Вне себя от удивления спрашиваю: «Откуда это письмо?» Принесла какая-то девочка. Иду в школу. К директору.
Пальчиков переулок. Тихий, спокойный московский переулочек, между Первой и Второй Мещанскими. В переулке церковь — св. Филиппа Митрополита, архитектуры Баженова, конечно, закрытая и испоганенная.
Напротив стандартное здание казарменного типа — 235-я женская школа. В то время девочки учились отдельно от мальчиков. На первом этаже кабинет директора. Докладывают обо мне. Вхожу. За столом дама лет сорока, аккуратная, в темном платье, тип директрисы женской гимназии. Встречает приветливо. Первый мой вопрос: «Извините, откуда вы обо мне знаете? Я же приезжий».
Она:
«Мне дали ваш адрес в роно».
И тут только я начинаю понимать, в чем дело. В августе, вскоре после приезда в Москву, я проходил Троицким переулком, около Самотеки, мимо здания казарменного типа. На дверях вывеска: «Районный Отдел народного образования Дзержинского района г. Москвы». Решил зайти, вспомнить старину. Педагогическая деятельность, школа — это в ту пору, когда я был на пороге Духовной Академии, было чем-то таким же далеким, как планета Марс. За четыре года, прошедших со времени моего выезда из Питера, я ни разу не был в школе. Как много пережитого пролегло между мной и тем временем, когда я был учителем. И кем только я ни был с тех пор.
Зашел, решил вспомнить старину. В коридоре толпится народ. Зашел в один из кабинетов. На дверях надпись: «Заведующий отделом кадров». За столом пожилая женщина с типично педагогическим лицом. Подхожу:
«Скажите, у вас в районе нет вакансии учителя литературы?»
«Нет, сейчас нет. А вы что, учитель?»
«Да, но я приезжий».
«На всякий случай оставьте адрес, где остановились. Может…»

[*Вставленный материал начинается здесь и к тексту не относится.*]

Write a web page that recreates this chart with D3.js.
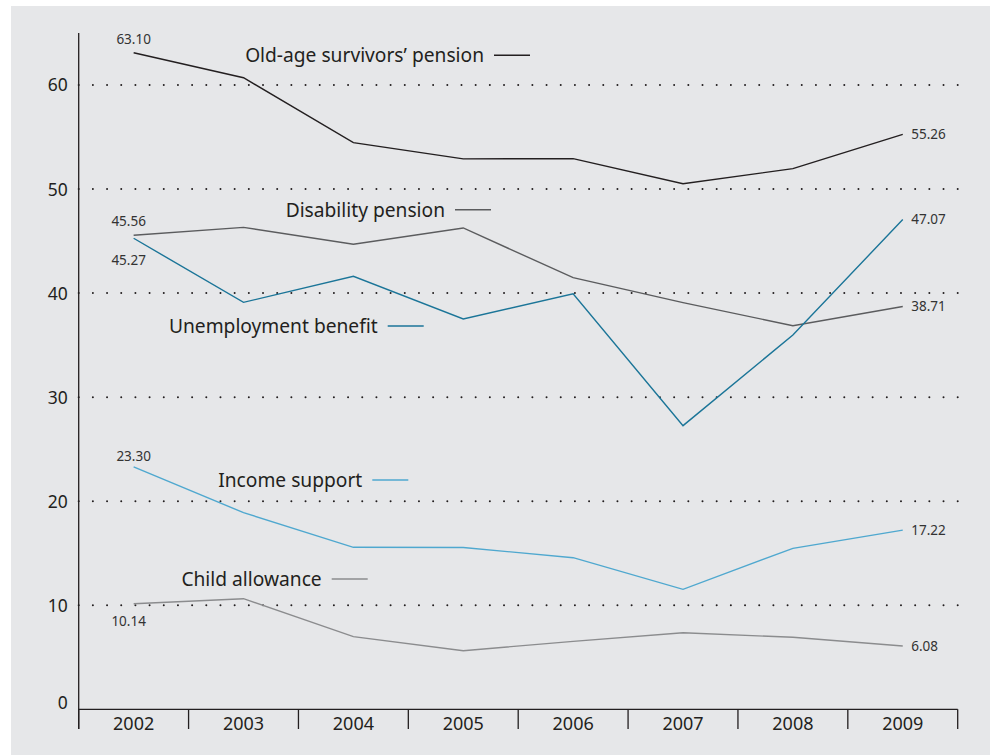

И я оставил адрес своих родственников на Большой Спасской. И вот прошло два с половиной месяца. 4 ноября, как раз в тот момент, когда я молился в Елоховском соборе, в 235-й школе произошла бурная сцена между директором школы Лидией Александровной Козловой и учительницей литературы старших классов. В финале было заявление учительницы об уходе. Директор срочно звонит в роно, спрашивает: «Нет ли учителя литературы?» Инспектор Сергеева: «Вот тут у меня валяется адрес какого-то приезжего учителя, а больше ничего нет, штаты уже укомплектованы». И Сергеева дала адрес учителя, остановившегося на Большой Спасской.
Директор была сама любезность. Быстро просмотрела документы, сказала: «Я думаю, по рукам. Пишите заявление, а 10 ноября (в дни октябрьских праздников школа не работала) приступайте».
Так неожиданно все переменилось. Я стал московским учителем.
И сейчас, через 32 года, я хочу уяснить, что именно произошло. Неверующий человек, конечно, все объяснит простым совпадением. Я, однако, твердо уверен, что это не было совпадением, как не были совпадениями десятки случаев мгновенного исполнения молитвы в моей жизни.
Что же было?
И здесь моя мысль обращается к той, Которую наш великий соотечественник назвал «Теплой заступницей мира холодного».
И здесь наступает то, что я хотел бы назвать психологической проверкой догмата о почитании Божией Матери. Никогда и нигде я не посмел бы даже помыслить о том, чтоб так дерзновенно, с такой непосредственностью и с таким порывом обратиться к Богу, к Христу. Но Матерь Божия, которая была для меня с детства хранительницей, покровительницей. Матерью, — была для меня близкой, родной, которая все поймет и все простит. И не отвергнет, не отринет. И к ней я обращался с такой горячей верой и говорил: «Сейчас же, сегодня же помоги». И говорил с горячим убеждением, что услышит и исполнит тотчас, в этот самый день.
И услышала, и исполнила тотчас, в этот самый день.
Глава восьмая
Человеческая комедия (Послевоенная Москва)
И началась моя московская жизнь.
Продолжалась она четыре года (до моего ареста 8 июня 1949 года), и за это время я узнал много, очень много.
Я был всего лишь простым учителем в старших классах. Платили нам гроши, поэтому приходилось работать сразу в нескольких школах, заниматься частными уроками.
Как будто все просто и однообразно. Но нет. Москва представляла из себя столь пеструю и разноцветную ткань, что каждый день, каждый час, каждую минуту вспоминался Бальзак и его знаменитый термин: «Человеческая комедия».
Прежде всего, Москва открывалась своими глубокими, тщательно скрытыми социальными контрастами.